Earlier this summer, ICBA sent out a survey to community bankers asking them to share their biggest concerns for future exams. The theme was clear: Paycheck Protection Program (PPP) borrowers that sought smaller business loans need forgiveness.
Community bankers reviewed and approved a record number of loans to struggling small business customers, relying on the small businesses certification that the loan was necessary. This urgency replaced the methodical and thorough due diligence process that is the gold standard of community bank lending. Now community banks and small business customers are pushing for legislation like S. 4117, which would create a presumption of compliance and forgiveness for PPP loans with an original balance of $150,000 or less based on the borrower’s certification that the funds were used in accordance with the terms of the program.
Other critical changes that may require the understanding of regulators include:
- Work from home. Most community banks hadn’t adopted a work-from-home model in large numbers before the pandemic forced it upon them. When they had to rapidly shift to a WFH model, many didn’t have the necessary equipment, technology or established procedures. Yet, they still had a duty to continue operations while protecting their employees and customers.
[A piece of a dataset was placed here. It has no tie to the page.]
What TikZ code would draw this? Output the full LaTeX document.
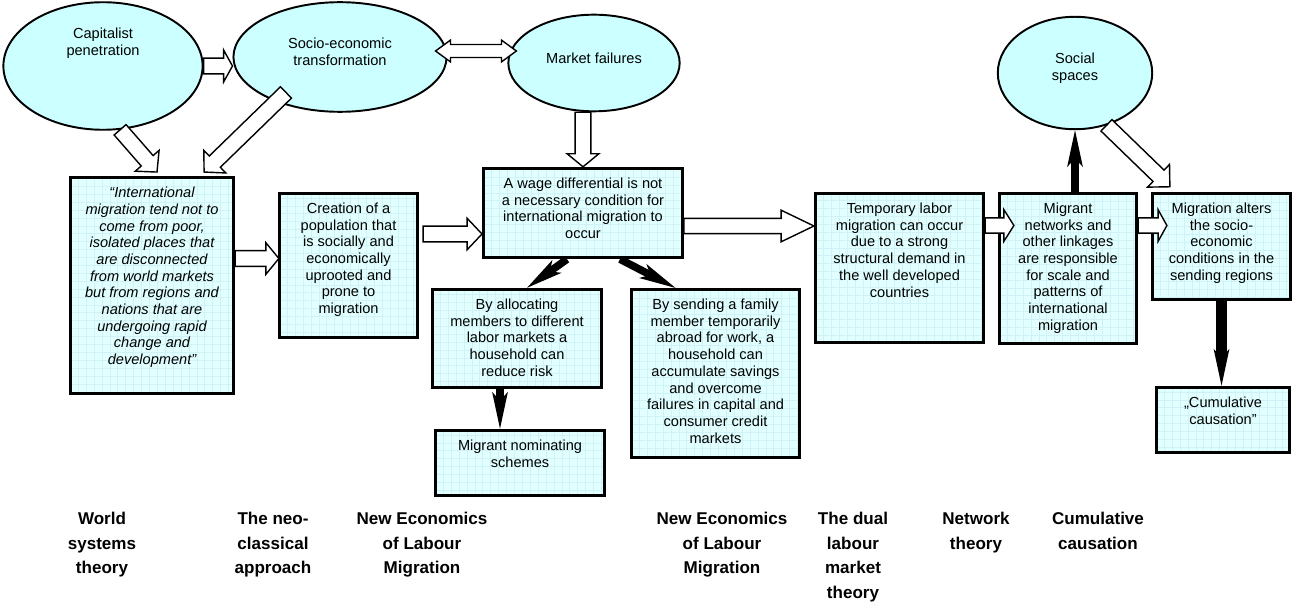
\documentclass[tikz,border=0pt]{standalone}
\usepackage{fontspec}
\setmainfont{Liberation Sans}
\usetikzlibrary{arrows.meta,calc,shapes.geometric}
\definecolor{ellfill}{RGB}{204,255,255}
\definecolor{boxfill}{RGB}{226,255,255}
\definecolor{gridcol}{RGB}{208,242,246}
\newcommand{\celltext}[3]{\parbox[c][\dimexpr#2pt-11pt\relax][t]{#1pt}{\centering #3}}
\tikzset{
  shaft/.store in=\ashaft, wing/.store in=\awing, headlen/.store in=\ahead,
  shaft=4.5pt, wing=9pt, headlen=7pt,
  ell/.style={ellipse, draw, line width=1.1pt, fill=ellfill, inner sep=0pt},
  txt/.style={align=center, font=\fontsize{8.3}{9.5}\selectfont},
  box/.style={draw, line width=1.6pt, fill=boxfill, inner xsep=0pt, inner ysep=5.5pt,
    font=\fontsize{8.3}{9.5}\selectfont,
    path picture={\draw[gridcol, line width=0.3pt, step=4.5pt]
      (path picture bounding box.south west) grid (path picture bounding box.north east);}},
  theory/.style={align=center, anchor=north, inner sep=0pt, font=\fontsize{9.7}{14}\selectfont\bfseries},
  whitearrow/.style={draw, line width=0.8pt, fill=white, to path={
    (\tikztostart) coordinate (bs) (\tikztotarget) coordinate (bt)
    ($(bs)!\ashaft!90:(bt)$)
    -- ($(bt)!\ahead!(bs)!\ashaft!-90:(bs)$) -- ($(bt)!\ahead!(bs)!\awing!-90:(bs)$)
    -- (bt)
    -- ($(bt)!\ahead!(bs)!\awing!90:(bs)$) -- ($(bt)!\ahead!(bs)!\ashaft!90:(bs)$)
    -- ($(bs)!\ashaft!-90:(bt)$) -- cycle}},
  whitedouble/.style={draw, line width=0.8pt, fill=white, to path={
    (\tikztostart) coordinate (bs) (\tikztotarget) coordinate (bt)
    (bs) -- ($(bs)!\ahead!(bt)!\awing!90:(bt)$) -- ($(bs)!\ahead!(bt)!\ashaft!90:(bt)$)
    -- ($(bt)!\ahead!(bs)!\ashaft!-90:(bs)$) -- ($(bt)!\ahead!(bs)!\awing!-90:(bs)$)
    -- (bt)
    -- ($(bt)!\ahead!(bs)!\awing!90:(bs)$) -- ($(bt)!\ahead!(bs)!\ashaft!90:(bs)$)
    -- ($(bs)!\ahead!(bt)!\ashaft!-90:(bt)$) -- ($(bs)!\ahead!(bt)!\awing!-90:(bt)$)
    -- cycle}},
  blackarrow/.style={line width=4.3pt, -{Stealth[length=21pt, width=9pt, inset=5pt, line width=0pt]}},
}
\begin{document}
\begin{tikzpicture}[x=0.02cm, y=-0.02cm]
  \useasboundingbox (0,0) rectangle (1293,601);

  \node[ell, minimum width=113.4pt, minimum height=72.6pt] (cap) at (103,66) {};
  \node[ell, minimum width=121.3pt, minimum height=62.4pt] (soc) at (340,57) {};
  \node[ell, minimum width=97.5pt, minimum height=55pt] (mkt) at (594,63) {};
  \node[ell, minimum width=87.9pt, minimum height=64pt] (socs) at (1075,73) {};
  \node[txt] (capt) at (103,43) {Capitalist\\penetration};
  \node[txt] (soct) at (340,52) {Socio-economic\\transformation};
  \node[txt] (mktt) at (594,58) {Market failures};
  \node[txt] (socst) at (1075,68) {Social\\spaces};

  \node[box] (intl) at (152,285.5) {\celltext{93}{123}{\itshape “International\\migration tend not to\\come from poor,\\isolated places that\\are disconnected\\from world markets\\but from regions and\\nations that are\\undergoing rapid\\change and\\development”}};
  \node[box] (creat) at (348.5,265.5) {\celltext{78.8}{82.2}{Creation of a\\population that\\is socially and\\economically\\uprooted and\\prone to\\migration}};
  \node[box] (wage) at (583,213) {\celltext{113.4}{51}{A wage differential is not\\a necessary condition for\\international migration to\\occur}};
  \node[box] (alloc) at (517,338.5) {\celltext{96.4}{56.1}{By allocating\\members to different\\labor markets a\\household can\\reduce risk}};
  \node[box] (send) at (715.5,373.5) {\celltext{95.8}{95.8}{By sending a family\\member temporarily\\abroad for work, a\\household can\\accumulate savings\\and overcome\\failures in capital and\\consumer credit\\markets}};
  \node[box] (nomin) at (520,463) {\celltext{96.4}{37.4}{Migrant nominating\\schemes}};
  \node[box] (temp) at (899.5,268) {\celltext{95.8}{85}{Temporary labor\\migration can occur\\due to a strong\\structural demand in\\the well developed\\countries}};
  \node[box] (netw) at (1068,268.5) {\celltext{78.2}{85.6}{Migrant\\networks and\\other linkages\\are responsible\\for scale and\\patterns of\\international\\migration}};
  \node[box] (alters) at (1221.5,246.5) {\celltext{78.8}{60.7}{Migration alters\\the socio-\\economic\\conditions in the\\sending regions}};
  \node[box] (cumul) at (1223,420) {\celltext{76}{37.4}{„Cumulative\\causation”}};

  \node[theory] (wst) at (102,512) {World\\systems\\theory};
  \node[theory] (nca) at (273,512) {The neo-\\classical\\approach};
  \node[theory] (nelma) at (422,512) {New Economics\\of Labour\\Migration};
  \node[theory] (nelmb) at (722,512) {New Economics\\of Labour\\Migration};
  \node[theory] (dlm) at (853,512) {The dual\\labour\\market\\theory};
  \node[theory] (nett) at (976,512) {Network\\theory};
  \node[theory] (cumt) at (1098,512) {Cumulative\\causation};

  \draw[whitearrow, headlen=5pt] (cap.east) to (cap.east -| soc.west);
  \draw[whitearrow, headlen=8.5pt] (cap.-75) to ($(intl.north)+(5,-4)$);
  \draw[whitearrow, headlen=8.5pt] ($(soc.south west)+(22,-4)$) to ($(intl.north east)+(-31,-4)$);
  \draw[whitedouble, shaft=3.7pt, wing=6.2pt, headlen=8.5pt] ($(soc.east)+(-12,-6)$) to ($(mkt.west)+(9,-12)$);
  \draw[whitearrow, headlen=7.4pt] (mkt.south -| wage.north) to (wage.north);
  \draw[whitearrow, headlen=7.4pt] ($(intl.east)+(0,-27)$) to ($(creat.west)+(1,-7)$);
  \draw[whitearrow, headlen=8.5pt] ($(creat.east)+(4,-31.5)$) to ($(wage.west)+(0,21)$);
  \draw[whitearrow, shaft=4.3pt, headlen=18.7pt] ($(wage.east)+(0,13)$) to ($(temp.west)+(0,-42)$);
  \draw[whitearrow, shaft=4.3pt, headlen=5.7pt] ($(temp.east)+(0,-42.5)$) to ($(netw.west)+(16,-43)$);
  \draw[whitearrow, shaft=4.3pt, headlen=5pt] ($(netw.east)+(0,-43)$) to ($(alters.west)+(16,-21)$);
  \draw[whitearrow, headlen=9pt] (socs.-59) to ($(alters.north west)+(19,-5)$);

  \draw[blackarrow] (netw.north -| socs.south) -- (socs.south);
  \draw[blackarrow] ($(wage.south)+(-16,0)$) -- ($(alloc.north)+(10,0)$);
  \draw[blackarrow] ($(wage.south)+(37,0)$) -- ($(send.north)+(-40,0)$);
  \draw[blackarrow] ($(alloc.south)+(-17,0)$) -- ($(nomin.north)+(-20,0)$);
  \draw[blackarrow, line width=6.5pt] (alters.south) -- (alters.south |- cumul.north);
\end{tikzpicture}
\end{document}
In some cases, bringing work equipment or loan files home or using personal devices for business purposes was not permitted by acceptable use policies crafted for a pre-pandemic environment. Regardless, banks had to move forward. Community banks are now going back to write or rewrite policies and procedures and audit their performance to ensure that data remains safe and employees are compliant.
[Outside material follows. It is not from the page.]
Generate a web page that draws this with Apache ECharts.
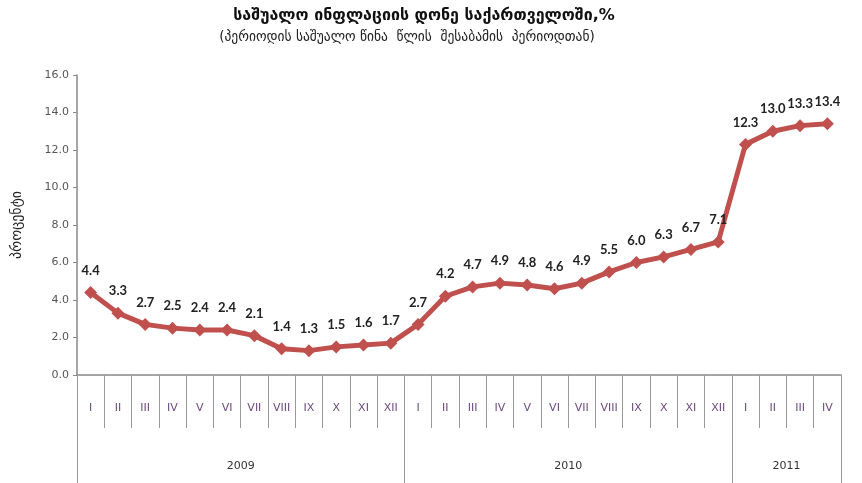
<!DOCTYPE html>
<html><head><meta charset="utf-8">
<script src="https://cdn.jsdelivr.net/npm/echarts@6/dist/echarts.min.js"></script>
<style>html,body{margin:0;padding:0;background:#fff}#c{width:862px;height:483px}</style>
</head><body><div id="c"></div>
<script>
const months = ['I','II','III','IV','V','VI','VII','VIII','IX','X','XI','XII',
                'I','II','III','IV','V','VI','VII','VIII','IX','X','XI','XII',
                'I','II','III','IV'];
const inflation = [4.4,3.3,2.7,2.5,2.4,2.4,2.1,1.4,1.3,1.5,1.6,1.7,
                   2.7,4.2,4.7,4.9,4.8,4.6,4.9,5.5,6.0,6.3,6.7,7.1,
                   12.3,13.0,13.3,13.4];
const years = ['2009','2010','2011'];
const yearSpans = [12,12,4];
const titleText = 'საშუალო ინფლაციის დონე საქართველოში,%';
const subText = '(პერიოდის საშუალო წინა  წლის  შესაბამის  პერიოდთან)';
const yName = 'პროცენტი';

// boundary-based year axis: positions 0..28
const yearAxisData = [];
const yearBounds = [0];
const yearLabelAt = {};
let acc = 0;
yearSpans.forEach((s,i)=>{ yearLabelAt[acc + s/2] = years[i]; acc += s; yearBounds.push(acc); });
for (let i=0;i<=acc;i++) yearAxisData.push(yearLabelAt[i] || '');

const chart = echarts.init(document.getElementById('c'));
chart.setOption({
  animation:false,
  title:[
    {text:titleText, left:419, top:3, textAlign:'center',
     textStyle:{fontFamily:'DejaVu Sans', fontSize:16, fontWeight:'bold', color:'#111'}},
    {text:subText, left:402, top:25, textAlign:'center',
     textStyle:{fontFamily:'DejaVu Sans', fontSize:13.5, fontWeight:'normal', color:'#222'}}
  ],
  grid:{left:77, right:21, top:75, bottom:108},
  xAxis:[
    {type:'category', data:months, position:'bottom', boundaryGap:true,
     axisLine:{lineStyle:{color:'#888', width:1.5}},
     axisTick:{show:true, interval:0, length:53, lineStyle:{color:'#999'}},
     axisLabel:{interval:0, margin:28, fontSize:11, fontFamily:'DejaVu Sans', color:'#6e4a7e'}},
    {type:'category', data:yearAxisData, position:'bottom', boundaryGap:false,
     axisLine:{show:false},
     axisTick:{show:true, length:110, interval:(i)=>yearBounds.includes(i), lineStyle:{color:'#999'}},
     axisLabel:{interval:0, margin:86, fontSize:11, fontFamily:'DejaVu Sans', color:'#333'}}
  ],
  yAxis:{type:'value', min:0, max:16, interval:2,
    name:yName, nameLocation:'middle', nameRotate:90, nameGap:53,
    nameTextStyle:{fontFamily:'DejaVu Sans', fontSize:14, color:'#222'},
    axisLine:{show:true, lineStyle:{color:'#888', width:1.5}},
    axisTick:{show:true, length:4, lineStyle:{color:'#888'}},
    splitLine:{show:false},
    axisLabel:{formatter:(v)=>v.toFixed(1), fontSize:11, fontFamily:'DejaVu Sans', color:'#555', margin:8}},
  series:[{
    type:'line', xAxisIndex:0, data:inflation,
    symbol:'diamond', symbolSize:13,
    lineStyle:{color:'#c0504d', width:5},
    itemStyle:{color:'#c0504d'},
    label:{show:true, position:'top', distance:9, formatter:(p)=>p.value.toFixed(1),
      fontFamily:'Lato', fontWeight:'bold', fontSize:13, color:'#222'}
  }]
});
</script></body></html>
- Vendor management. Many community banks had to beef up technology using third-party vendors. In many cases, community banks didn’t have time for the thorough risk assessments, due diligence, infrastructure design and contract negotiation that vendor management requires. They are now having to go back to perform these risk assessments, monitoring and due diligence and share the results with the board.
- Loan folders. Some community banks rely on physical loan folders in addition to digital copies. It’s been difficult to keep these loan folders and other documents up to date with limited access to bank offices and interoffice mail. This lack of portability can introduce errors, causing issues with loan folder accuracy even though digital documentation is up to date. Again, established and practiced community bank procedures come to the rescue to mitigate errors in the form of ramped up internal audits.
Reducing exam risk
Examiners have largely been very understanding of these issues so far, but community banks can’t just expect a free pass. They need to show awareness and a proactive effort to fill in the blanks. Community banks should:
- Maintain a relationship with examiners. The community bank and examiner relationship should not be combative. Examiners are a valuable and often underutilized resource. Community banks often have the same examiners each year, making it easy to maintain contact and build good relationships.
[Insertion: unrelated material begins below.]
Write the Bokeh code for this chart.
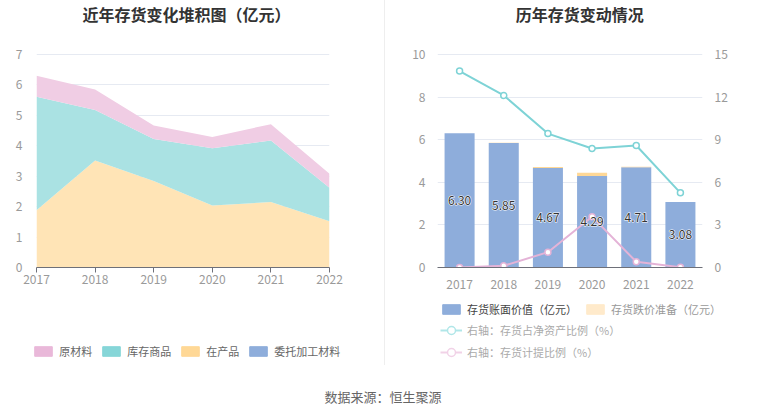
from bokeh.plotting import figure
from bokeh.models import (Range1d, FactorRange, LinearAxis, Legend, LegendItem, Label,
                          FixedTicker, ColumnDataSource, Spacer)
from bokeh.layouts import row, column
from bokeh.core.properties import value
from bokeh.embed import file_html
from bokeh.resources import INLINE

FONT = "Noto Sans CJK SC"

# ---------------- data ----------------
years = ["2017", "2018", "2019", "2020", "2021", "2022"]
year_nums = [2017, 2018, 2019, 2020, 2021, 2022]

# left: stacked inventory composition (亿元)
consigned = [0.0, 0.0, 0.0, 0.0, 0.0, 0.0]          # 委托加工材料
wip = [1.88, 3.52, 2.84, 2.04, 2.15, 1.52]           # 在产品
finished = [3.73, 1.66, 1.38, 1.88, 2.02, 1.10]      # 库存商品
raw = [0.69, 0.67, 0.45, 0.37, 0.54, 0.46]           # 原材料

# right: inventory changes
book_value = [6.30, 5.85, 4.67, 4.29, 4.71, 3.08]    # 存货账面价值（亿元）
impairment = [0.0, 0.01, 0.05, 0.16, 0.02, 0.0]      # 存货跌价准备（亿元）
ratio_net_assets = [13.83, 12.12, 9.43, 8.38, 8.59, 5.26]  # 存货占净资产比例（%）
provision_ratio = [0.0, 0.12, 1.08, 3.58, 0.40, 0.02]      # 存货计提比例（%）

left_ticks = [0, 1, 2, 3, 4, 5, 6, 7]
right_left_ticks = [0, 2, 4, 6, 8, 10]
right_right_ticks = [0, 3, 6, 9, 12, 15]

# colours
PINK, TEAL, ORANGE, BLUE = "#E9B8D9", "#86D6D8", "#FFD896", "#8EADDB"
PINK_A, TEAL_A, ORANGE_A, BLUE_A = "#F0CDE4", "#AAE2E3", "#FFE4B6", "#B0C6E6"
AXIS = "#6E7079"
GRID = "#E6EAF2"
TICKTXT = "#9A9A9A"

# frame geometry: frame spans figure top (title lives inside) down to the x axis
FRAME_H = 267
PLOT_TOP = 54
L_TOP = 7 * FRAME_H / (FRAME_H - PLOT_TOP)
R_TOP = 10 * FRAME_H / (FRAME_H - PLOT_TOP)
R2_TOP = 15 * FRAME_H / (FRAME_H - PLOT_TOP)

# ---------------- left chart ----------------
pl = figure(width=384, height=296, x_range=Range1d(2017, 2022), y_range=Range1d(0, L_TOP),
            output_backend="svg", toolbar_location=None,
            min_border_left=36, min_border_right=55, min_border_top=0, min_border_bottom=29)
pl.outline_line_color = None
src_l = ColumnDataSource(dict(x=year_nums, consigned=consigned, wip=wip,
                              finished=finished, raw=raw))
pl.varea_stack(["consigned", "wip", "finished", "raw"], x="x", source=src_l,
               color=[BLUE_A, ORANGE_A, TEAL_A, PINK_A])

pl.xaxis.ticker = FixedTicker(ticks=year_nums)
pl.xaxis.axis_line_color = AXIS
pl.xaxis.major_tick_line_color = AXIS
pl.xaxis.major_tick_out = 5
pl.xaxis.major_tick_in = 0
pl.xaxis.minor_tick_line_color = None
pl.xaxis.major_label_standoff = 2
lt = FixedTicker(ticks=left_ticks)
pl.yaxis.ticker = lt
pl.ygrid.ticker = lt
pl.yaxis.axis_line_color = None
pl.yaxis.major_tick_line_color = None
pl.yaxis.minor_tick_line_color = None
pl.yaxis.major_label_standoff = 8
for ax in (pl.xaxis, pl.yaxis):
    ax.major_label_text_color = TICKTXT
    ax.major_label_text_font = FONT
    ax.major_label_text_font_size = "12px"
pl.xgrid.grid_line_color = None
pl.ygrid.grid_line_color = GRID
pl.add_layout(Label(x=2019.56, y=(FRAME_H - 13.3) / (FRAME_H - PLOT_TOP) * 7,
                    text="近年存货变化堆积图（亿元）", text_align="center",
                    text_baseline="middle", text_font=FONT, text_font_size="16px",
                    text_font_style="bold", text_color="#333333"))

# ---------------- right chart ----------------
pr = figure(width=380, height=296, x_range=FactorRange(*years), y_range=Range1d(0, R_TOP),
            output_backend="svg", toolbar_location=None,
            min_border_left=52, min_border_right=63, min_border_top=0, min_border_bottom=29)
pr.outline_line_color = None
pr.extra_y_ranges = {"pct": Range1d(0, R2_TOP)}
pr.add_layout(LinearAxis(y_range_name="pct", ticker=FixedTicker(ticks=right_right_ticks)), "right")

src_r = ColumnDataSource(dict(year=years, book=book_value, imp=impairment,
                              ratio=ratio_net_assets, prov=provision_ratio,
                              mid=[v / 2 for v in book_value],
                              lbl=["%.2f" % v for v in book_value]))
pr.vbar_stack(["book", "imp"], x="year", width=0.68, source=src_r,
              color=[BLUE, ORANGE], line_color=None)

pr.line(x="year", y="ratio", source=src_r, y_range_name="pct", line_color="#7ED3D6", line_width=2)
pr.scatter(x="year", y="ratio", source=src_r, y_range_name="pct", marker="circle", size=6,
           fill_color="white", line_color="#7ED3D6", line_width=1.5)
pr.line(x="year", y="prov", source=src_r, y_range_name="pct", line_color="#E4B3D7", line_width=2)
pr.scatter(x="year", y="prov", source=src_r, y_range_name="pct", marker="circle", size=6,
           fill_color="white", line_color="#E4B3D7", line_width=1.5)

# halo then text
pr.text(x="year", y="mid", text="lbl", source=src_r, text_align="center",
        text_baseline="middle", text_font=value(FONT), text_font_size="12px",
        text_color="white", text_outline_color="white")
pr.text(x="year", y="mid", text="lbl", source=src_r, text_align="center",
        text_baseline="middle", text_font=value(FONT), text_font_size="12px",
        text_color="#333333")

pr.xaxis.axis_line_color = AXIS
pr.xaxis.major_tick_line_color = None
pr.xaxis.major_label_standoff = 6
for ax in pr.yaxis:
    ax.axis_line_color = None
    ax.major_tick_line_color = None
    ax.minor_tick_line_color = None
    ax.major_label_standoff = 6
rt = FixedTicker(ticks=right_left_ticks)
pr.yaxis[0].ticker = rt
pr.ygrid.ticker = rt
for ax in list(pr.xaxis) + list(pr.yaxis):
    ax.major_label_text_color = TICKTXT
    ax.major_label_text_font = FONT
    ax.major_label_text_font_size = "12px"
pr.xgrid.grid_line_color = None
pr.ygrid.grid_line_color = GRID
pr.add_layout(Label(x=3.22, y=(FRAME_H - 13.3) / (FRAME_H - PLOT_TOP) * 10,
                    text="历年存货变动情况", text_align="center",
                    text_baseline="middle", text_font=FONT, text_font_size="16px",
                    text_font_style="bold", text_color="#333333"))

# ---------------- legend strips ----------------
LEG_H = 74


def strip(width):
    f = figure(width=width, height=LEG_H, x_range=Range1d(0, width), y_range=Range1d(0, LEG_H),
               output_backend="svg", toolbar_location=None, min_border=0,
               x_axis_location=None, y_axis_location=None)
    f.grid.visible = False
    f.outline_line_color = None
    return f


common = dict(glyph_width=22, padding=0, margin=0, border_line_color=None,
              background_fill_alpha=0, label_text_font=FONT, label_text_font_size="11px",
              label_standoff=5)

gl = strip(384)
dl = {}
for name, c in [("raw", PINK), ("fin", TEAL), ("wip", ORANGE), ("con", BLUE)]:
    dl[name] = gl.vbar(x=[-50], top=[-10], bottom=[-20], width=1, color=c)
gl.add_layout(Legend(items=[LegendItem(label="原材料", renderers=[dl["raw"]]),
                            LegendItem(label="库存商品", renderers=[dl["fin"]]),
                            LegendItem(label="在产品", renderers=[dl["wip"]]),
                            LegendItem(label="委托加工材料", renderers=[dl["con"]])],
                     orientation="horizontal", location=(32.3, 11.3),
                     glyph_height=12, label_height=12, spacing=8,
                     label_text_color="#666666", **common))

gr = strip(380)
d_book = gr.vbar(x=[-50], top=[-10], bottom=[-20], width=1, color=BLUE)
d_imp = gr.vbar(x=[-50], top=[-10], bottom=[-20], width=1, color="#FFEACB")
d_l1 = gr.line(x=[-60, -50], y=[-10, -10], line_color="#B0E6E8", line_width=2)
d_s1 = gr.scatter(x=[-50], y=[-10], marker="circle", fill_color="white",
                  line_color="#B0E6E8", line_width=1.5)
d_l2 = gr.line(x=[-60, -50], y=[-10, -10], line_color="#F1D2E7", line_width=2)
d_s2 = gr.scatter(x=[-50], y=[-10], marker="circle", fill_color="white",
                  line_color="#F1D2E7", line_width=1.5)
gr.add_layout(Legend(items=[LegendItem(label="存货账面价值（亿元）", renderers=[d_book])],
                     location=(55, 53.3), glyph_height=12, label_height=12,
                     label_text_color="#444444", **common))
gr.add_layout(Legend(items=[LegendItem(label="存货跌价准备（亿元）", renderers=[d_imp])],
                     location=(199, 53.3), glyph_height=12, label_height=12,
                     label_text_color="#999999", **common))
gr.add_layout(Legend(items=[LegendItem(label="右轴：存货占净资产比例（%）", renderers=[d_l1, d_s1]),
                            LegendItem(label="右轴：存货计提比例（%）", renderers=[d_l2, d_s2])],
                     location=(55, 8), glyph_height=20, label_height=20, spacing=2,
                     label_text_color="#AAAAAA", **common))

# ---------------- source line ----------------
SRC_H = 42
pb = figure(width=765, height=SRC_H, x_range=Range1d(0, 765), y_range=Range1d(0, SRC_H),
            output_backend="svg", toolbar_location=None, min_border=0,
            x_axis_location=None, y_axis_location=None)
pb.grid.visible = False
pb.outline_line_color = None
pb.add_layout(Label(x=382.5, y=16, text="数据来源：恒生聚源", text_align="center",
                    text_baseline="middle", text_font=FONT, text_font_size="13px",
                    text_color="#666666"))

div_style = {"background-color": "#EEEEEE"}
layout = column(row(pl, Spacer(width=1, height=296, styles=div_style), pr),
                row(gl, Spacer(width=1, height=69, styles=div_style), gr),
                pb)

open("out.html", "w").write(file_html(layout, INLINE))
- Raise potential issues before exam time. Don’t wait for exam time to ask a question or bring up a concern. Have those discussions now so you are in control of the dialogue and problems aren’t elevated during exam time.
- Document decisions. Make sure the bank documents any actions that go outside of policies, procedures or the norm in board minutes. It’s OK to complete a document and accept a risk instead of correcting it—just be sure to document the discussion and the decision. This way, regulators know it’s not an oversight but a strategic decision in response to unusual circumstances.
ICBA will continue to have dialogue with community bankers and regulators as community banks continue to realign operations at a time of unprecedented conditions.
We appreciate the understanding of regulators and examiners who also successfully pivoted during the crisis to do their jobs and protect the financial sector.